The authors reviewed the literature:

Underwater birth has been promoted as a means of improving the quality of delivery… While the benefits of immersion are said to include increased comfort and relaxation for mother and infant, with greater maternal autonomy, fewer injuries to the birth canal, reduced need for analgesia, with decreased instrumentation and operative intervention, this has been disputed with no clear advantages or disadvantages over conventional births being demonstrated. In addition, other reports of underwater births have documented significant morbidity and even death. Problems have included infections, near drowning/drowning, hyponatremia/water intoxication, seizures, infections, respiratory distress, fevers, hypoxic brain damage, and cord rupture with hemorrhage.

Natural childbirth advocates have a terrible habit of inventing scientific “facts” and waterbirth is a classic example. According to NCB advocates, newborns will not attempt to breathe while immersed in warm water and will wait to take a first breath until they are in direct contact with air. That theory has no basis in neonatal physiology.

It has been postulated that newborns will not breath or swallow while immersed in warm water, and that respiration will only be initiated on exposure to cold air. This has been used to support assertions that drowning and aspiration of water cannot occur with underwater delivery. However, animal studies have demonstrated that this reflex can be over-ridden, and given that respiratory movements occur in utero, it is difficult to see why this process would not continue in a neonate delivered into water. The documentation of cases of near drowning and respiratory distress with apparent aspiration of fluid would also be supportive of the occurrence of breathing under water. In addition, the finding of hyponatremia in certain of these infants would be in keeping with inhalation of fresh water, as lowered sodium levels have resulted from fresh water drowning.

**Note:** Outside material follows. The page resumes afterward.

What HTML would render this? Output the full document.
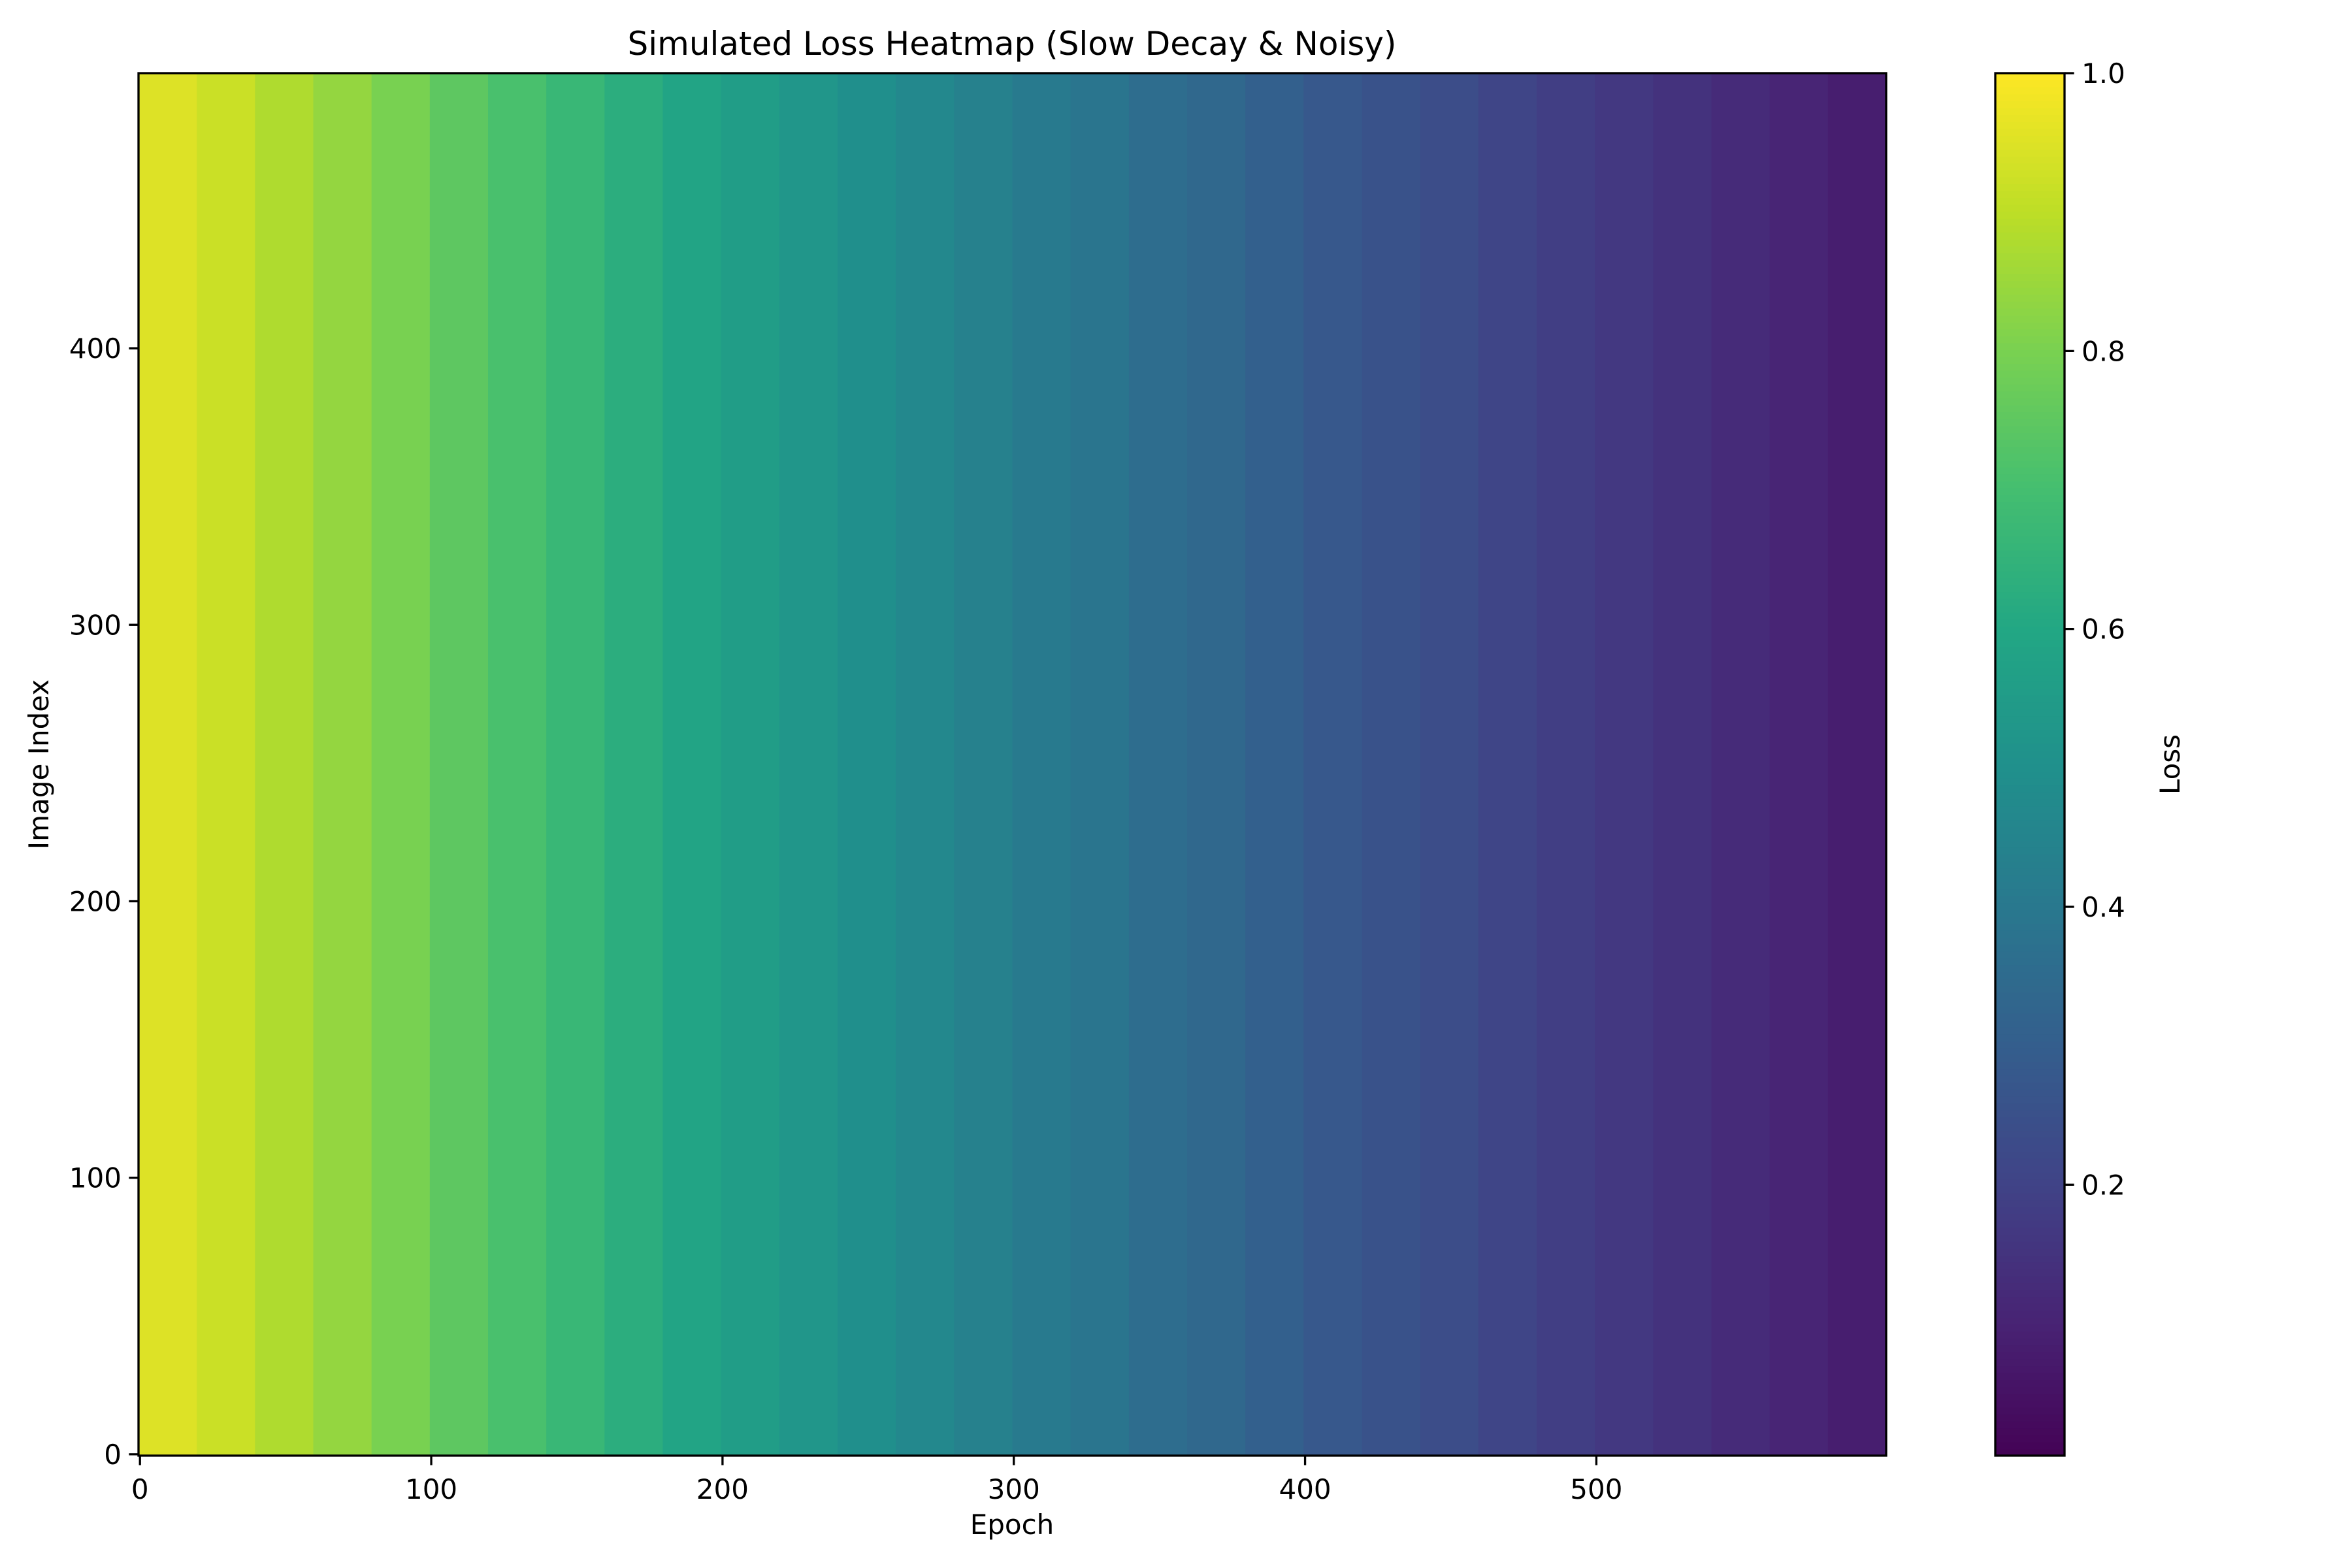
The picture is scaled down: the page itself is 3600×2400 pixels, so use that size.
<!DOCTYPE html>
<html><head><meta charset="utf-8">
<style>
html,body{margin:0;padding:0;background:#fff;}
svg{display:block;font-family:"DejaVu Sans","Liberation Sans",sans-serif;}
</style></head>
<body>
<svg id="chart" width="3600" height="2400" viewBox="0 0 3600 2400" xmlns="http://www.w3.org/2000/svg">
<rect width="3600" height="2400" fill="#fff"/>
<text x="1549" y="84" font-size="50" text-anchor="middle">Simulated Loss Heatmap (Slow Decay &amp; Noisy)</text>
<g id="cells"></g>
<g id="cbar"></g>
<g id="axes"></g>
<text x="1549" y="2348" font-size="42" text-anchor="middle">Epoch</text>
<text x="74" y="1170" font-size="42" text-anchor="middle" transform="rotate(-90 74 1170)">Image Index</text>
<text x="3336" y="1170" font-size="42" text-anchor="middle" transform="rotate(-90 3336 1170)">Loss</text>
</svg>
<script>
// data
const epochBinStarts = [0,20,40,60,80,100,120,140,160,180,200,220,240,260,280,300,320,340,360,380,400,420,440,460,480,500,520,540,560,580];
const meanLoss = [0.95,0.92,0.88,0.84,0.80,0.75,0.71,0.67,0.63,0.59,0.56,0.53,0.50,0.47,0.44,0.41,0.39,0.36,0.34,0.31,0.28,0.26,0.24,0.21,0.19,0.17,0.15,0.13,0.11,0.09];
const xTicks = [0,100,200,300,400,500];
const yTicks = [0,100,200,300,400];
const cbTicks = [0.2,0.4,0.6,0.8,1.0];
const cbTickLabels = ["0.2","0.4","0.6","0.8","1.0"];
const binWidth = 20;

const L=212,R=2887,T=112,B=2228;
const CBL=3054,CBR=3160;
const vmin=0.005,vmax=1.0;
const xS=v=>L+(v+0.5)/600*(R-L);
const yS=v=>B-(v+0.5)/500*(B-T);
const cS=v=>B-(v-vmin)/(vmax-vmin)*(B-T);

const vir=[[68,1,84],[72,35,116],[64,67,135],[52,94,141],[41,120,142],[32,144,140],[34,167,132],[68,190,112],[121,209,81],[189,222,38],[253,231,37]];
function viridis(t){t=Math.max(0,Math.min(1,t));const p=t*(vir.length-1);const i=Math.min(vir.length-2,Math.floor(p));const f=p-i;
const c=vir[i].map((a,k)=>Math.round(a+(vir[i+1][k]-a)*f));return `rgb(${c[0]},${c[1]},${c[2]})`;}
const NS="http://www.w3.org/2000/svg";
function mk(tag,attrs,parent){const e=document.createElementNS(NS,tag);for(const k in attrs)e.setAttribute(k,attrs[k]);parent.appendChild(e);return e;}

const cells=document.getElementById('cells');
epochBinStarts.forEach((s,i)=>{
  const x0=xS(s-0.5), x1=xS(s+binWidth-0.5);
  const r=mk('rect',{x:x0,y:T,width:x1-x0+0.6,height:B-T,fill:viridis((meanLoss[i]-vmin)/(vmax-vmin))},cells);
  
  
});

const cb=document.getElementById('cbar');
for(let i=0;i<200;i++){
  const v0=vmin+(vmax-vmin)*i/200, v1=vmin+(vmax-vmin)*(i+1)/200;
  const r=mk('rect',{x:CBL,y:cS(v1),width:CBR-CBL,height:cS(v0)-cS(v1)+0.6,fill:viridis((v0+v1)/2)},cb);
  
  
}

const ax=document.getElementById('axes');
const fr=mk('rect',{x:L,y:T,width:R-L,height:B-T,fill:'none',stroke:'#000','stroke-width':3.3},ax);


const cf=mk('rect',{x:CBL,y:T,width:CBR-CBL,height:B-T,fill:'none',stroke:'#000','stroke-width':3.3},ax);



xTicks.forEach(v=>{const x=xS(v);
  const l=mk('line',{x1:x,x2:x,y1:B,y2:B+14.6,stroke:'#000','stroke-width':3.3},ax);
  
  
  const t=mk('text',{x:x,y:B+66,'font-size':42,'text-anchor':'middle'},ax);t.textContent=v;
  
  
});
yTicks.forEach(v=>{const y=yS(v);
  const l=mk('line',{x1:L-14.6,x2:L,y1:y,y2:y,stroke:'#000','stroke-width':3.3},ax);
  
  
  const t=mk('text',{x:L-26,y:y+15,'font-size':42,'text-anchor':'end'},ax);t.textContent=v;
  
  
});
cbTicks.forEach((v,i)=>{const y=cS(v);
  const l=mk('line',{x1:CBR,x2:CBR+14.6,y1:y,y2:y,stroke:'#000','stroke-width':3.3},ax);
  
  
  const t=mk('text',{x:CBR+26,y:y+15,'font-size':42},ax);t.textContent=cbTickLabels[i];
  
  
});
</script>
</body></html>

It is ironic that NCB advocates, the self appointed guardians of “physiologic birth” would embrace a practice that is profoundly non-physiologic. Not surprisingly, the consequences can be devastating. Neonates can and do inhale copious amounts of fecally contaminated water during waterbirth. Indeed, they have been found to inhale such large quantities of water that the water dilutes the concentration of sodium in the bloodstream to fatally low levels (hyponatremia). Even small amounts of inhaled water can introduce significant amounts of bacteria into the neonatal lungs leading to pneumonia and other infections as the authors explain:

Sepsis has also arisen from underwater deliveries, ranging from umbilical and ear infections to septicemia and pneumonia. The source of such infections has been contamination of birthing tubs, hoses, and taps with virulent organisms such as P. aeruginosa and Klebsiella pneumoniae. These bacteria have been found despite careful cleaning of systems between deliveries. Lethal Legionella infection has occurred in an underwater birth reported from Japan and other organisms such as amoeba and Mycobacterium avium have been found in spa baths…

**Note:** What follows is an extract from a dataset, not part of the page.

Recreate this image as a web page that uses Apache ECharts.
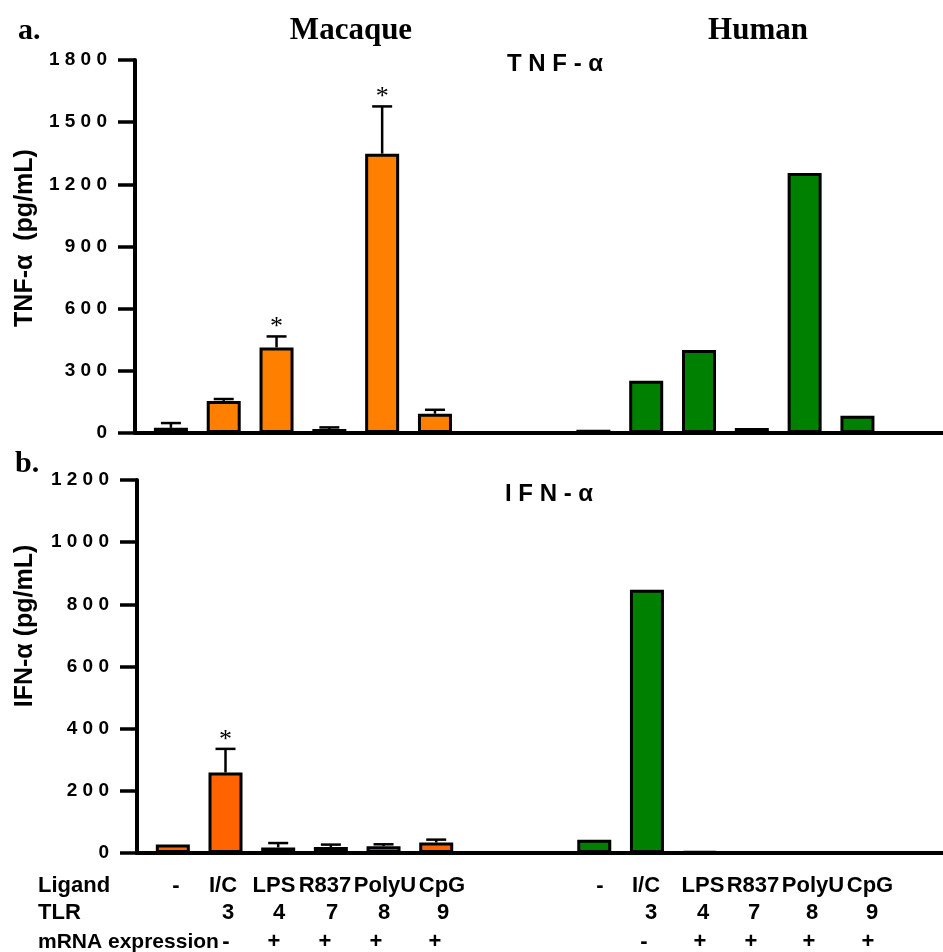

The bottom line is that waterbirth kills babies.

As the death of a newborn from entirely preventable factors is of great concern, parents who elect to have an underwater delivery must be appraised of the risks that characterize an aquatic birth, and should have access to resuscitation equipment to enable rapid suctioning of the airway.

The avoidable tragedies of waterbirth cast a harsh light on the fundamental weakness of “natural” childbirth philosophy. “Natural” childbirth advocates pick and choose desired elements of “natural” birth without regard to whether those elements are truly natural. Despite the claims of NCB advocates that their philosophy is “evidence based,” they routinely ignore scientific evidence and make recommendations without ever performing safety testing on those recommendations. Moreover, they are not above fabricating scientific “facts” to bolster claims that have no scientific support. Finally, and most egregiously, babies die as a result of their “advice” and they either don’t know or don’t care.